Kepala Departemen Kajian Aksi dan Strategis (Kastrat) BEM UI, Muhammad Rafid Naufal Abrar, selaku pengawal isu ini dari April, turut ikut menyampaikan pesan dan harapannya.
Rafid mengungkapkan, BEM UI telah berulang kali menyuarakan tuntutan terkait dukungan yang seharusnya diberikan kepada satgas. Mulai dari aksi simbolis hingga aksi massa di depan gedung rektorat, upaya tersebut kerap kali tidak mendapat respons memadai dari pihak universitas.
“Kami bahkan melakukan aksi besar-besaran pada 22 April 2024 dan menyampaikan kartu hitam kepada rektorat sebagai simbol kekecewaan. Sayangnya, janji pertemuan yang diberikan hanya janji belaka,” tambahnya, Selasa (05/11/2024).

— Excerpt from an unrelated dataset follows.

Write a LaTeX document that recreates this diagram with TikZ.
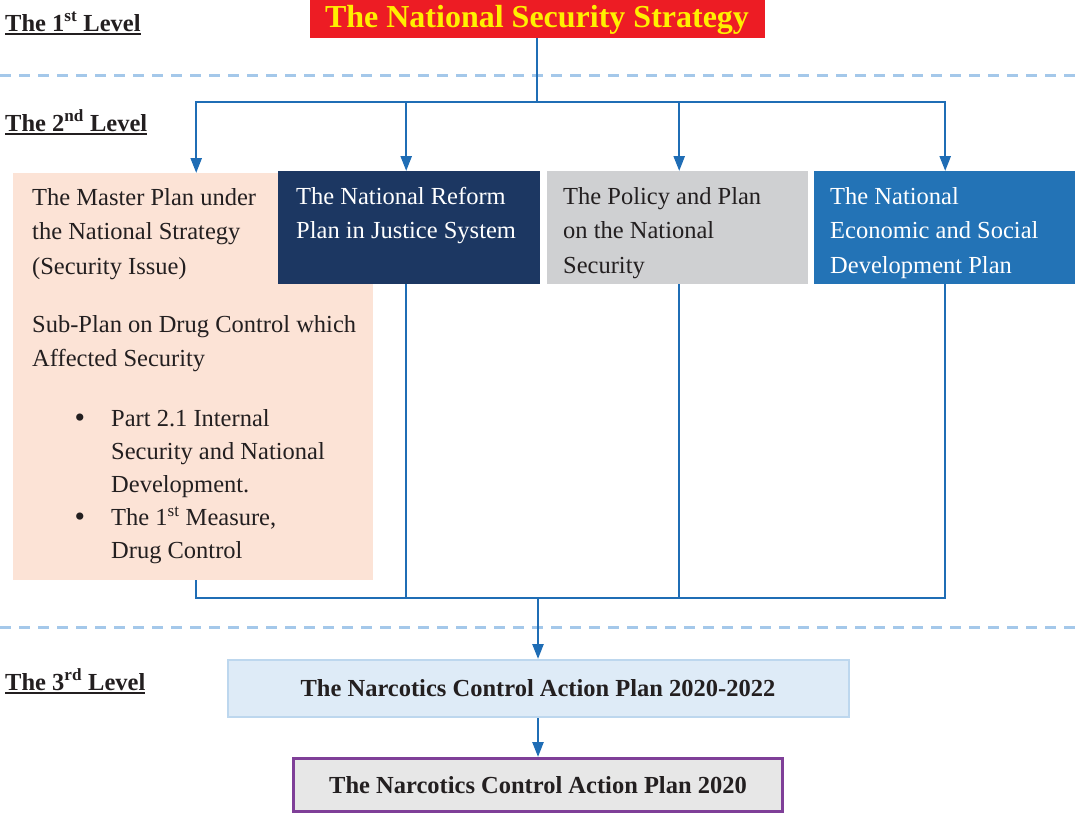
\documentclass[tikz,border=0pt]{standalone}
\usepackage{fontspec}
\setmainfont{Liberation Serif}
\usetikzlibrary{arrows.meta}
\definecolor{rouge}{HTML}{ED1C24}
\definecolor{jaune}{HTML}{FFF000}
\definecolor{peche}{HTML}{FCE3D6}
\definecolor{marine}{HTML}{1C3762}
\definecolor{gris}{HTML}{CFD0D2}
\definecolor{bleu}{HTML}{2373B6}
\definecolor{bleutrait}{HTML}{1F6DB5}
\definecolor{bleuclair}{HTML}{A4C8EA}
\definecolor{ciel}{HTML}{DEEBF7}
\definecolor{cielbord}{HTML}{BDD7EE}
\definecolor{violet}{HTML}{7F3F98}
\definecolor{grisclair}{HTML}{E7E7E7}
\definecolor{texte}{HTML}{231F20}
\begin{document}
\begin{tikzpicture}[x=1pt,y=-1pt]
	% Styles (MODIFIABLES)
	\tikzstyle{fleche}=[-{Triangle[length=15pt,width=11pt]},line width=2.5pt,draw=bleutrait]
	\tikzstyle{liaison}=[line width=2.5pt,draw=bleutrait]
	\tikzstyle{tirets}=[line width=3pt,draw=bleuclair,dash pattern=on 11pt off 8pt]
	\tikzstyle{niveau}=[anchor=base west,inner sep=0pt,text=texte,font=\bfseries\fontsize{24.5}{30}\selectfont]
	\tikzstyle{boite}=[anchor=north west,inner sep=0pt,font=\fontsize{24.5}{34.5}\selectfont]
	\tikzstyle{plan}=[inner sep=0pt,text=texte,font=\bfseries\fontsize{24.5}{30}\selectfont]
	% Macros
	\def\Contenu#1#2#3#4{\parbox[c][#2][t]{#1}{\raggedright\leftskip=#3\vspace*{9pt}\strut #4\par}}
	\def\Souligne#1{\setbox0\hbox{#1}\rlap{\rule[-3.5pt]{\wd0}{2pt}}\box0}
	\def\Puce{\leavevmode\llap{\raisebox{-1pt}{\fontsize{30}{30}\selectfont\textbullet}\hspace{26pt}}}
	\useasboundingbox (0,0) rectangle (1075,815);
	% Niveaux
	\node[niveau] (NiveauA) at (5,31) {\Souligne{The 1\textsuperscript{st} Level}};
	\node[niveau] (NiveauB) at (5,131) {\Souligne{The 2\textsuperscript{nd} Level}};
	\node[niveau] (NiveauC) at (5,690) {\Souligne{The 3\textsuperscript{rd} Level}};
	\draw[tirets] (0,75) -- (1075,75);
	\draw[tirets] (0,627) -- (1075,627);
	% Noeuds
	\node[fill=rouge,text=jaune,inner sep=0pt,minimum width=455,minimum height=38,text height=22pt,text depth=6pt,font=\bfseries\fontsize{32}{36}\selectfont] (Strategie) at (537,19) {The National Security Strategy};
	\node[boite,fill=peche,text=texte] (Maitre) at (13,173) {\parbox[c][407pt][t]{360pt}{\raggedright\leftskip=19pt
		\vspace*{8pt}\strut The Master Plan under\\the National Strategy\\(Security Issue)\par
		\vspace{23.5pt}Sub-Plan on Drug Control which\\Affected Security\par
		\vspace{27pt}\leftskip=98pt\baselineskip=33pt
		\Puce Part 2.1 Internal\\Security and National\\Development.\\
		\Puce The 1\textsuperscript{st} Measure,\\Drug Control\par}};
	\node[boite,fill=marine,text=white] (Reforme) at (278,171) {\Contenu{262pt}{113pt}{18pt}{The National Reform\\Plan in Justice System}};
	\node[boite,fill=gris,text=texte] (Politique) at (547,171) {\Contenu{261pt}{113pt}{16pt}{The Policy and Plan\\on the National\\Security}};
	\node[boite,fill=bleu,text=white] (Economie) at (814,171) {\Contenu{261pt}{113pt}{16pt}{The National\\Economic and Social\\Development Plan}};
	\node[plan,fill=ciel,draw=cielbord,line width=2pt,minimum width=621,minimum height=57] (Action) at (538,688.5) {The Narcotics Control Action Plan 2020-2022};
	\node[plan,fill=grisclair,draw=violet,line width=3pt,minimum width=489,minimum height=53] (Plan) at (538,785) {The Narcotics Control Action Plan 2020};
	% Arcs
	\coordinate (Haut) at (537,102);
	\coordinate (Bas) at (538,598);
	\draw[liaison] (Strategie.south) -- (Haut);
	\foreach \b/\d in {Maitre/3,Reforme/-3,Politique/1.5,Economie/0.5}
		\draw[fleche] (Haut) -| ([xshift=\d pt]\b.north);
	\foreach \b/\d in {Maitre/3,Reforme/-3,Politique/1.5,Economie/0.5}
		\draw[liaison] ([xshift=\d pt]\b.south) |- (Bas);
	\draw[fleche] (Bas) -- (Action.north);
	\draw[fleche] (Action.south) -- (Plan.north);
\end{tikzpicture}
\end{document}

Menjelang pemilihan rektor baru UI pada Desember 2024, Rafid menegaskan, untuk permasalahan Satgas PPKS ini haruslah menjadi prioritas.
“Satgas PPKS tidak boleh hanya menjadi formalitas. Universitas harus memenuhi amanat Permendikbud Ristek untuk mendampingi, membiayai, dan memfasilitasi satgas. Jangan sampai kasus pengunduran diri kolektif sebelumnya terulang kembali,” pungkasnya.